__Instruction__:
Leave out every picture. Copy exactly the lines from the one holding "Write a web" through the one holding "1.239], [1.623, 0.973]];".

__Recorded information__:

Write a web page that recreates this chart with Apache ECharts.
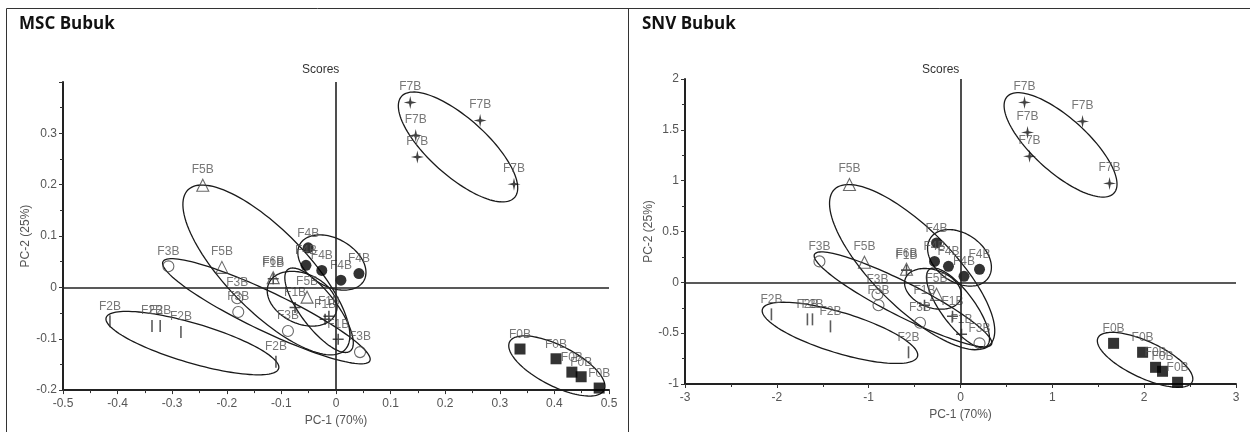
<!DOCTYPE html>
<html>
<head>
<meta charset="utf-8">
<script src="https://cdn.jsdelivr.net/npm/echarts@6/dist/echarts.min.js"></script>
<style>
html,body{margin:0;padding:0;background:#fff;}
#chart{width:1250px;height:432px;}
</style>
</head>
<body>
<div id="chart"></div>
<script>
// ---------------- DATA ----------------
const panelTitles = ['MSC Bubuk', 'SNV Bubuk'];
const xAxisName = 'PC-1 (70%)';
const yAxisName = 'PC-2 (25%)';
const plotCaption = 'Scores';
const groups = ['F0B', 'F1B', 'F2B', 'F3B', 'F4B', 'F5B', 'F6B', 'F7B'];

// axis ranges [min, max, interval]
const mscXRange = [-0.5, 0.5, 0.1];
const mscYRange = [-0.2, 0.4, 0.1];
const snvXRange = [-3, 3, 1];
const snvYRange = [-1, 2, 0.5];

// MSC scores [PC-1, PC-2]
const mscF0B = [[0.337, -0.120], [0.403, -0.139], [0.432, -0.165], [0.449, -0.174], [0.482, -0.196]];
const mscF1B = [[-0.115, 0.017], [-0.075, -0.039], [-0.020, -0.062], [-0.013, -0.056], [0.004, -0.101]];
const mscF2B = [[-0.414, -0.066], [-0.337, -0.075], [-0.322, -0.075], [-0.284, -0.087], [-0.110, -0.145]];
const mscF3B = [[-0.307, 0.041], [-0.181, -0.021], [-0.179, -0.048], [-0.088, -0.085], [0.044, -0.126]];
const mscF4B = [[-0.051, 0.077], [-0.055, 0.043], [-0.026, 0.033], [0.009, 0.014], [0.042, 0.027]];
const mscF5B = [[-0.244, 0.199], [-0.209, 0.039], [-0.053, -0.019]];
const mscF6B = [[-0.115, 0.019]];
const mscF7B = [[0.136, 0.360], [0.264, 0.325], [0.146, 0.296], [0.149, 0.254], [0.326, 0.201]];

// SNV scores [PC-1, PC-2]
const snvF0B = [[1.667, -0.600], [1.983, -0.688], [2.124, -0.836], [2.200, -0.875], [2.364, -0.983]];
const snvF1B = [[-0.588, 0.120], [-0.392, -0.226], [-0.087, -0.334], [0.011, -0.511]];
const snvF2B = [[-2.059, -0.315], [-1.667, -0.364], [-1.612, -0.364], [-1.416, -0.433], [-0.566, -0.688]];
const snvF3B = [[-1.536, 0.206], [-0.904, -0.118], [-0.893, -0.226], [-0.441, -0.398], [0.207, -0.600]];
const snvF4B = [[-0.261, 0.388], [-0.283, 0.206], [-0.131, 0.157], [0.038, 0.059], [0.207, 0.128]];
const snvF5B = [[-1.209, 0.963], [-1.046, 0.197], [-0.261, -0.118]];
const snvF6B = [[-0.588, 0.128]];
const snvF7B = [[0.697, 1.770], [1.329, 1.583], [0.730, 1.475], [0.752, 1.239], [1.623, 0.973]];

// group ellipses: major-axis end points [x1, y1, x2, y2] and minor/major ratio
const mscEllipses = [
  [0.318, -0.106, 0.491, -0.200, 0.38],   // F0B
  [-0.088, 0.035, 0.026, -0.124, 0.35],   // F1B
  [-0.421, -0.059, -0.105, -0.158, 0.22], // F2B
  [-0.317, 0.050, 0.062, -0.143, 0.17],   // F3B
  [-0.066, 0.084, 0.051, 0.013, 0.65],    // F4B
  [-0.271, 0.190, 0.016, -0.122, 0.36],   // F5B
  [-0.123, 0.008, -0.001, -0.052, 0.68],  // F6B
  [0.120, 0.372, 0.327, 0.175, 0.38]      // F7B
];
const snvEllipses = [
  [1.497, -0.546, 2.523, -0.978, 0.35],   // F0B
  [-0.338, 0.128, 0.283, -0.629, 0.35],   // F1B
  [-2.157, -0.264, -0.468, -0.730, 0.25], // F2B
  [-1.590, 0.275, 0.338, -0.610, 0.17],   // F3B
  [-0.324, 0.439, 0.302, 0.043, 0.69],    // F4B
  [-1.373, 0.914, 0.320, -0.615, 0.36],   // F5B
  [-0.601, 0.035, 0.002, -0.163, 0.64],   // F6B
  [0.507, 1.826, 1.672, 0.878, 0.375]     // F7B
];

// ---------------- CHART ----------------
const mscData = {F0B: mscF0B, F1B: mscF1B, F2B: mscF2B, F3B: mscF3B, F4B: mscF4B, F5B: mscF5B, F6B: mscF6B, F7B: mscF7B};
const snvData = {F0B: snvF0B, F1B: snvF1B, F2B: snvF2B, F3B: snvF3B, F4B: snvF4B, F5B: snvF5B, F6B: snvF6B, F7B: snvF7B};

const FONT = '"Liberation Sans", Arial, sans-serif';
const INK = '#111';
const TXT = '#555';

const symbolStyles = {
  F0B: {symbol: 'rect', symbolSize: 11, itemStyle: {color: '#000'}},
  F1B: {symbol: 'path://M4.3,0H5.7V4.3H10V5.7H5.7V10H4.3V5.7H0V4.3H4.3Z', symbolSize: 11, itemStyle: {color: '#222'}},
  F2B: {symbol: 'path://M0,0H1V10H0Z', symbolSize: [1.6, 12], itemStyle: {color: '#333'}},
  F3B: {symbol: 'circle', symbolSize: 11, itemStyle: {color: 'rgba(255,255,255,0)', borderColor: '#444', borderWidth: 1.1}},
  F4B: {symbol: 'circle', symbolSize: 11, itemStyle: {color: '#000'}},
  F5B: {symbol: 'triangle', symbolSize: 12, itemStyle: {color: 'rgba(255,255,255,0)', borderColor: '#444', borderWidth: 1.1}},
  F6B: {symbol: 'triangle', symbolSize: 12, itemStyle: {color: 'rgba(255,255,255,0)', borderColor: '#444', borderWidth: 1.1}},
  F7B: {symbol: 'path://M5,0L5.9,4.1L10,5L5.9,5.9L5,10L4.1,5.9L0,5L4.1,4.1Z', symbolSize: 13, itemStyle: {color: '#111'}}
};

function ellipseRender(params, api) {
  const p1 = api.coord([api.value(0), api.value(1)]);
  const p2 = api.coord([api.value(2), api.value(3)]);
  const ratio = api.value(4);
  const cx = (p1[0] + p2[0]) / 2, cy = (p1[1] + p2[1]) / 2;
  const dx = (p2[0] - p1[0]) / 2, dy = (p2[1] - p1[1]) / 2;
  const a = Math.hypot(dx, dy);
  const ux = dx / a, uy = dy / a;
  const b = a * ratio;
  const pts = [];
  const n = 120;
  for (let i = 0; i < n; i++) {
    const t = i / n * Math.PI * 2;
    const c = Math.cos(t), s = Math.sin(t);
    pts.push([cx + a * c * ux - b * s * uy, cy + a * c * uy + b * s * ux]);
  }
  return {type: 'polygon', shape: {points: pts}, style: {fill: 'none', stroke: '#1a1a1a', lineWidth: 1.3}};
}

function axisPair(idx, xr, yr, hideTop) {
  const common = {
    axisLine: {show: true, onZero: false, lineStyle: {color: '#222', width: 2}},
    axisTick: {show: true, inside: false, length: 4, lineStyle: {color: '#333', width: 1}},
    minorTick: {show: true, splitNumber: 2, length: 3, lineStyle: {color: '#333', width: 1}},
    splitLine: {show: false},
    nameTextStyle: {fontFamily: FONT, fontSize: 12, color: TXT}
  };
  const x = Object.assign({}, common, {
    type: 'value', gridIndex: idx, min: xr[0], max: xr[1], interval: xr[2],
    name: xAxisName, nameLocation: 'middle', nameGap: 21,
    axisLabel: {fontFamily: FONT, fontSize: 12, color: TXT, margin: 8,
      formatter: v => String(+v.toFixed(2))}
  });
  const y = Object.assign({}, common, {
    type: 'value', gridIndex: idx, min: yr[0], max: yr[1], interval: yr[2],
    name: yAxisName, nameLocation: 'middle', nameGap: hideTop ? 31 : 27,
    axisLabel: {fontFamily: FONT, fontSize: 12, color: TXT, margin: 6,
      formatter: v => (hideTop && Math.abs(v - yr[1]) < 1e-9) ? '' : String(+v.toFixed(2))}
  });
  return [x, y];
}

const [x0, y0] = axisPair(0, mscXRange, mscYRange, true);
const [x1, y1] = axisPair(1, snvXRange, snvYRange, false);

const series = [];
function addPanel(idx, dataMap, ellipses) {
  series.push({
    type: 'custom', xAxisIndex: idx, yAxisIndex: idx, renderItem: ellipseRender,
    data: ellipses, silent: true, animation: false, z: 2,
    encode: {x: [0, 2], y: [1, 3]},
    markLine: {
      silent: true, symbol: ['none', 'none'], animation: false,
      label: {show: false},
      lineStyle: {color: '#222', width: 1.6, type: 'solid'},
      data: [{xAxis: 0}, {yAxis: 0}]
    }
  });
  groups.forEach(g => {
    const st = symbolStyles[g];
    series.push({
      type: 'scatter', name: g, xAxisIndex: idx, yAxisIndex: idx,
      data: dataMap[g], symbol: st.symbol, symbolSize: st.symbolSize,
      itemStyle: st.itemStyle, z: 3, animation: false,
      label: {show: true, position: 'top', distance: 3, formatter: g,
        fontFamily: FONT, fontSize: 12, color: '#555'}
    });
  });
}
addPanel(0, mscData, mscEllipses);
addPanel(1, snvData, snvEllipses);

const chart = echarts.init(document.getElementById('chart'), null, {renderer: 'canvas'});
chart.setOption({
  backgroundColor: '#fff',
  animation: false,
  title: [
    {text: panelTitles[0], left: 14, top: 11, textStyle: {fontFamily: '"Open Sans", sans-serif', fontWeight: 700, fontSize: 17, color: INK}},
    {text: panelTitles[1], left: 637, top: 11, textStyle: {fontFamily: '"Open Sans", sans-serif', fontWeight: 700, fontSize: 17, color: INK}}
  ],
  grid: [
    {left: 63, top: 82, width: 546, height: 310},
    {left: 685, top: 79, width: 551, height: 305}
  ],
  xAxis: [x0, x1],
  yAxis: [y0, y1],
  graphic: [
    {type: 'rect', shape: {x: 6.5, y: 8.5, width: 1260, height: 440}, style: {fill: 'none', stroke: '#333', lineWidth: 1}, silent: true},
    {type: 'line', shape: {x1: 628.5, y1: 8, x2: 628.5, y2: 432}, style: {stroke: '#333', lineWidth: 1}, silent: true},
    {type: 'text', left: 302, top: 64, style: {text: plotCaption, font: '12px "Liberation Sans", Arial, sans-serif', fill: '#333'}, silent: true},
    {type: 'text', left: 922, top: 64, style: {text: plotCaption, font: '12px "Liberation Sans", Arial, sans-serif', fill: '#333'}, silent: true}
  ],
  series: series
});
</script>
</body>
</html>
* * *
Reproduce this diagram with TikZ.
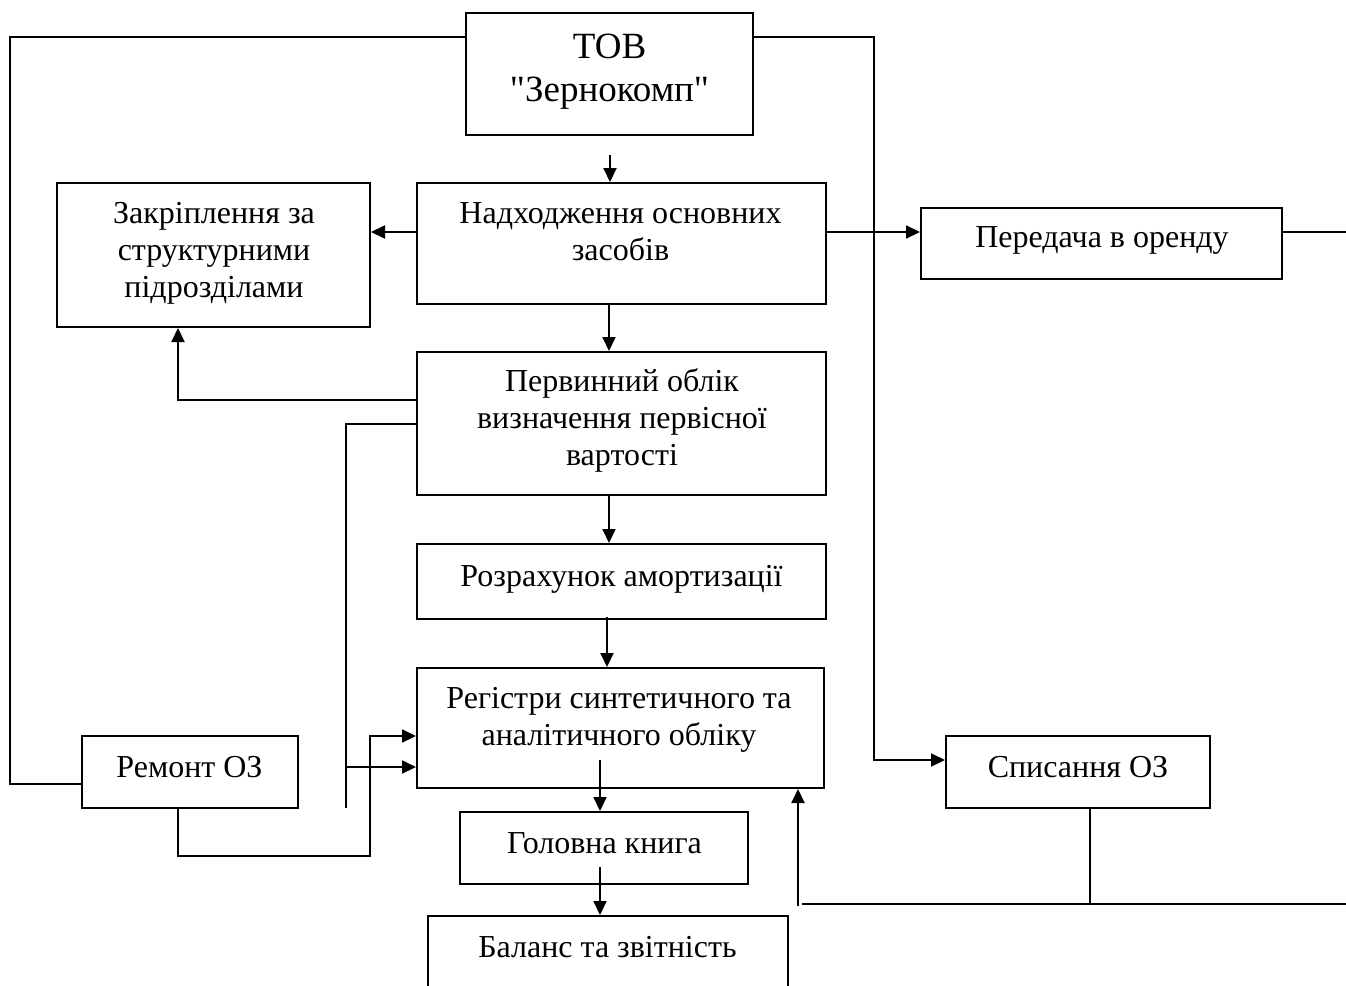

__Right answer__:
Write a web page that recreates this chart with Apache ECharts.
<!DOCTYPE html>
<html>
<head>
<meta charset="utf-8">
<script src="https://cdn.jsdelivr.net/npm/echarts@6/dist/echarts.min.js"></script>
<style>
html,body{margin:0;padding:0;background:#fff;}
#chart{width:1250px;height:432px;}
</style>
</head>
<body>
<div id="chart"></div>
<script>
// ---------------- DATA ----------------
const panelTitles = ['MSC Bubuk', 'SNV Bubuk'];
const xAxisName = 'PC-1 (70%)';
const yAxisName = 'PC-2 (25%)';
const plotCaption = 'Scores';
const groups = ['F0B', 'F1B', 'F2B', 'F3B', 'F4B', 'F5B', 'F6B', 'F7B'];

// axis ranges [min, max, interval]
const mscXRange = [-0.5, 0.5, 0.1];
const mscYRange = [-0.2, 0.4, 0.1];
const snvXRange = [-3, 3, 1];
const snvYRange = [-1, 2, 0.5];

// MSC scores [PC-1, PC-2]
const mscF0B = [[0.337, -0.120], [0.403, -0.139], [0.432, -0.165], [0.449, -0.174], [0.482, -0.196]];
const mscF1B = [[-0.115, 0.017], [-0.075, -0.039], [-0.020, -0.062], [-0.013, -0.056], [0.004, -0.101]];
const mscF2B = [[-0.414, -0.066], [-0.337, -0.075], [-0.322, -0.075], [-0.284, -0.087], [-0.110, -0.145]];
const mscF3B = [[-0.307, 0.041], [-0.181, -0.021], [-0.179, -0.048], [-0.088, -0.085], [0.044, -0.126]];
const mscF4B = [[-0.051, 0.077], [-0.055, 0.043], [-0.026, 0.033], [0.009, 0.014], [0.042, 0.027]];
const mscF5B = [[-0.244, 0.199], [-0.209, 0.039], [-0.053, -0.019]];
const mscF6B = [[-0.115, 0.019]];
const mscF7B = [[0.136, 0.360], [0.264, 0.325], [0.146, 0.296], [0.149, 0.254], [0.326, 0.201]];

// SNV scores [PC-1, PC-2]
const snvF0B = [[1.667, -0.600], [1.983, -0.688], [2.124, -0.836], [2.200, -0.875], [2.364, -0.983]];
const snvF1B = [[-0.588, 0.120], [-0.392, -0.226], [-0.087, -0.334], [0.011, -0.511]];
const snvF2B = [[-2.059, -0.315], [-1.667, -0.364], [-1.612, -0.364], [-1.416, -0.433], [-0.566, -0.688]];
const snvF3B = [[-1.536, 0.206], [-0.904, -0.118], [-0.893, -0.226], [-0.441, -0.398], [0.207, -0.600]];
const snvF4B = [[-0.261, 0.388], [-0.283, 0.206], [-0.131, 0.157], [0.038, 0.059], [0.207, 0.128]];
const snvF5B = [[-1.209, 0.963], [-1.046, 0.197], [-0.261, -0.118]];
const snvF6B = [[-0.588, 0.128]];
const snvF7B = [[0.697, 1.770], [1.329, 1.583], [0.730, 1.475], [0.752, 1.239], [1.623, 0.973]];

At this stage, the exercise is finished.